Monday, August 28, 2006

Hand to replace mouse and keyboard

A fingertip device that recognises hand gestures and senses texture is being developed in the US.

The digitiser could one day input information without a keyboard; come in handy for gaming, where it could imitate squeezing a trigger; and be worn to paint on a screen by moving a finger through the air.

The 'Fingertip Digitizer', was developed by mechanical engineer Youngseok Kim and Associate Professor Thenkurussi Kesavadas, director of the University at Buffalo's Virtual Reality Laboratory.

They say it could be used for everything from inputting information into a computer or PDA to transferring the physical characteristics of an object to a computer for design purposes.

"With this device a computer, cell phone or computer game could read human intention more naturally," says Kesavadas.

"Eventually the Fingertip Digitizer may be used as a high-end substitute for a mouse, a keyboard or a joystick."

According to Kim and Kesavadas, other gesture-recognition devices available on the market can sense movement but not force.

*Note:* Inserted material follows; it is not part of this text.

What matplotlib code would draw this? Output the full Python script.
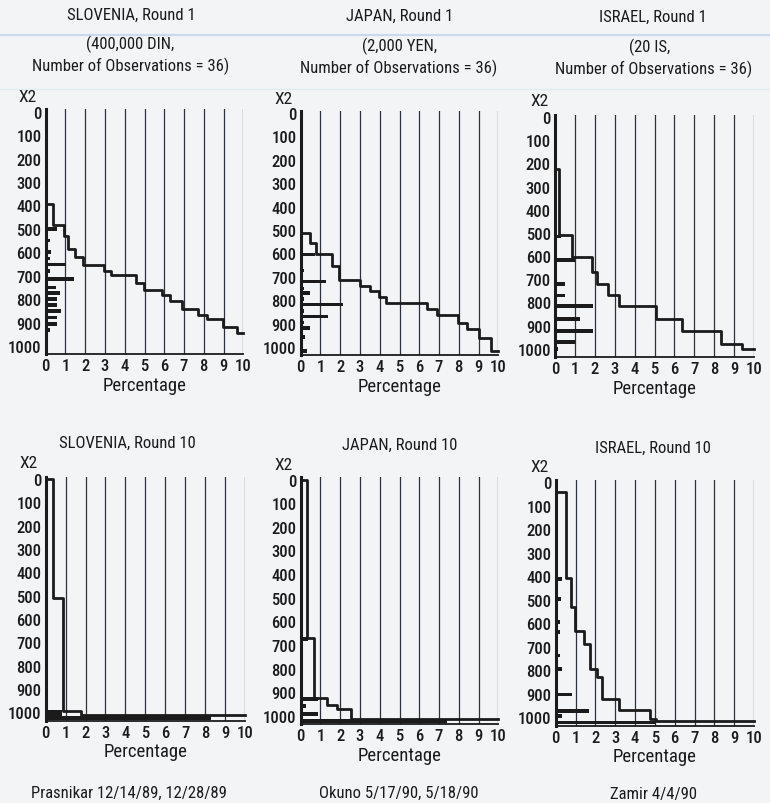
import matplotlib.pyplot as plt
from matplotlib.lines import Line2D

plt.rcParams['font.family'] = ['Liberation Sans Narrow', 'Roboto Condensed', 'Open Sans Condensed',
                               'Liberation Sans', 'DejaVu Sans']

# ---- data ----
# step curve: x breakpoints (len n+1) and y levels (len n)
slo1_step_x = [0, 0.39, 0.94, 1.15, 1.48, 1.9, 2.95, 3.3, 4.57, 4.99, 5.87, 6.29, 6.88, 7.72, 8.14, 8.99, 9.66, 10]
slo1_step_y = [395, 485, 530, 584, 622, 654, 680, 698, 729, 762, 782, 808, 843, 867, 886, 919, 945]
slo1_bar_y = [500, 550, 600, 627, 652, 680, 715, 750, 775, 800, 825, 852, 878, 905, 933]
slo1_bar_w = [0.55, 0.2, 0.25, 0.2, 1.05, 0.22, 1.42, 0.5, 0.7, 0.55, 0.55, 0.78, 0.55, 0.55, 0.2]

jpn1_step_x = [0, 0.45, 0.79, 1.58, 1.93, 3.0, 3.5, 3.98, 4.3, 6.37, 6.88, 7.94, 8.4, 9.02, 9.63, 10]
jpn1_step_y = [512, 557, 604, 652, 714, 738, 760, 786, 812, 836, 865, 897, 922, 960, 1015]
jpn1_bar_y = [500, 525, 605, 673, 720, 750, 770, 795, 818, 845, 870, 895, 920, 958, 1018]
jpn1_bar_w = [0.12, 0.12, 0.72, 0.17, 1.3, 0.15, 0.48, 0.18, 2.13, 0.18, 1.4, 0.18, 0.47, 0.22, 0.33]

isr1_step_x = [0, 0.22, 0.86, 1.86, 2.12, 2.64, 3.24, 5.06, 6.4, 8.33, 9.41, 10]
isr1_step_y = [224, 511, 605, 669, 720, 767, 816, 870, 924, 978, 1003]
isr1_bar_y = [516, 618, 672, 722, 770, 816, 871, 925, 972, 1000]
isr1_bar_w = [0.28, 1.0, 0.12, 0.48, 0.48, 1.93, 1.28, 1.93, 1.03, 0.16]

slo10_step_x = [0, 0.38, 0.85, 1.75, 10]
slo10_step_y = [0, 510, 993, 1012]
slo10_bar_y = [997, 1010, 1023]
slo10_bar_w = [0.82, 0.82, 8.3]

jpn10_step_x = [0, 0.34, 0.67, 1.35, 1.83, 2.57, 10]
jpn10_step_y = [0, 670, 925, 955, 972, 1012]
jpn10_bar_y = [675, 928, 960, 992, 1023]
jpn10_bar_w = [0.36, 0.9, 0.25, 0.88, 7.42]

isr10_step_x = [0, 0.53, 0.77, 0.98, 1.45, 1.74, 2.06, 2.36, 3.18, 4.78, 5.05, 10]
isr10_step_y = [43, 408, 531, 632, 689, 793, 828, 921, 969, 1006, 1014]
isr10_bar_y = [410, 495, 595, 636, 737, 794, 903, 974, 995, 1022]
isr10_bar_w = [0.3, 0.28, 0.24, 0.24, 0.2, 0.34, 0.82, 1.68, 0.3, 5.05]

xticks = list(range(11))
yticks = list(range(0, 1001, 100))

W, H = 770, 804
bg = '#f3f4f6'
ink = '#1b1b1b'
gridc = '#2c3140'

fig = plt.figure(figsize=(W / 100, H / 100), dpi=100)
fig.patch.set_facecolor(bg)

# faint scan streaks
fig.add_artist(Line2D([0, 1], [1 - 36 / H] * 2, color='#c9d9ee', lw=1.6))
fig.add_artist(Line2D([0, 1], [1 - 90 / H] * 2, color='#dcecf0', lw=1.0))


def px_axes(left, top, right, bottom):
    return fig.add_axes([left / W, 1 - bottom / H, (right - left) / W, (bottom - top) / H])


panels = [
    ((45.7, 110.4, 243.3, 355.2), slo1_step_x, slo1_step_y, slo1_bar_y, slo1_bar_w),
    ((300.7, 111.7, 498.3, 356.2), jpn1_step_x, jpn1_step_y, jpn1_bar_y, jpn1_bar_w),
    ((555.0, 115.7, 754.0, 357.8), isr1_step_x, isr1_step_y, isr1_bar_y, isr1_bar_w),
    ((45.7, 477.7, 245.0, 721.5), slo10_step_x, slo10_step_y, slo10_bar_y, slo10_bar_w),
    ((300.7, 478.3, 498.3, 725.0), jpn10_step_x, jpn10_step_y, jpn10_bar_y, jpn10_bar_w),
    ((555.7, 481.0, 754.0, 726.5), isr10_step_x, isr10_step_y, isr10_bar_y, isr10_bar_w),
]

for box, sx, sy, by, bw in panels:
    ax = px_axes(*box)
    ax.set_facecolor('none')
    ax.set_xlim(0, 10)
    ax.set_ylim(1035, -10)
    ax.set_xticks(xticks)
    ax.set_yticks(yticks)
    ax.tick_params(length=0, labelsize=12, pad=3, colors=ink)
    for t in ax.get_xticklabels() + ax.get_yticklabels():
        t.set_fontweight('medium')
    ax.spines['top'].set_visible(False)
    ax.spines['right'].set_visible(False)
    ax.spines['left'].set_linewidth(2.2)
    ax.spines['bottom'].set_linewidth(1.3)
    ax.spines['left'].set_color(ink)
    ax.spines['bottom'].set_color(ink)
    for xv in xticks[1:]:
        ax.axvline(xv, color=gridc, lw=0.9, zorder=1)
    ax.barh(by, bw, height=16, left=0, color=ink, zorder=3)
    ax.step(sx, sy + [sy[-1]], where='post', color=ink, lw=2.0, zorder=4, clip_on=False)
    ax.set_xlabel('Percentage', fontsize=13.5, labelpad=2, color=ink)


def label(x, y, s, size=12):
    fig.text(x / W, 1 - y / H, s, ha='center', va='center', fontsize=size, color=ink)


label(131, 15, 'SLOVENIA, Round 1')
label(130, 44, '(400,000 DIN,')
label(131, 66, 'Number of Observations = 36)')
label(400, 16, 'JAPAN, Round 1')
label(400, 46, '(2,000 YEN,')
label(399, 68, 'Number of Observations = 36)')
label(653, 17, 'ISRAEL, Round 1')
label(650, 47, '(20 IS,')
label(654, 69, 'Number of Observations = 36)')

label(127, 443, 'SLOVENIA, Round 10')
label(400, 445, 'JAPAN, Round 10')
label(653, 448, 'ISRAEL, Round 10')

for (x, y) in [(27, 98), (283, 99), (539, 101), (28, 464), (283, 466), (539, 468)]:
    label(x, y, 'X2', size=12.5)

label(129, 793, 'Prasnikar 12/14/89, 12/28/89')
label(399, 793, 'Okuno 5/17/90, 5/18/90')
label(653, 795, 'Zamir 4/4/90')

fig.savefig('out.png', dpi=100, facecolor=bg)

And although there are several force-feedback, or haptic devices, none can measure details of dynamic fingertip activities, including acceleration and inertia.

"Our digitiser bridges the contact and non-contact input strategy," says Kim. "We keep track of everything happening on your fingertip."

After all, says Kesavadas, the fingertip is the most intuitive interface humans already posses. We use it to point, push buttons, touch objects and sense textures.

If the wearer touches or traces around an object, the motion data is combined with the force-feedback information to determine the object's shape. It will also know if the person is tapping on a table, scratching or snapping fingers, for example.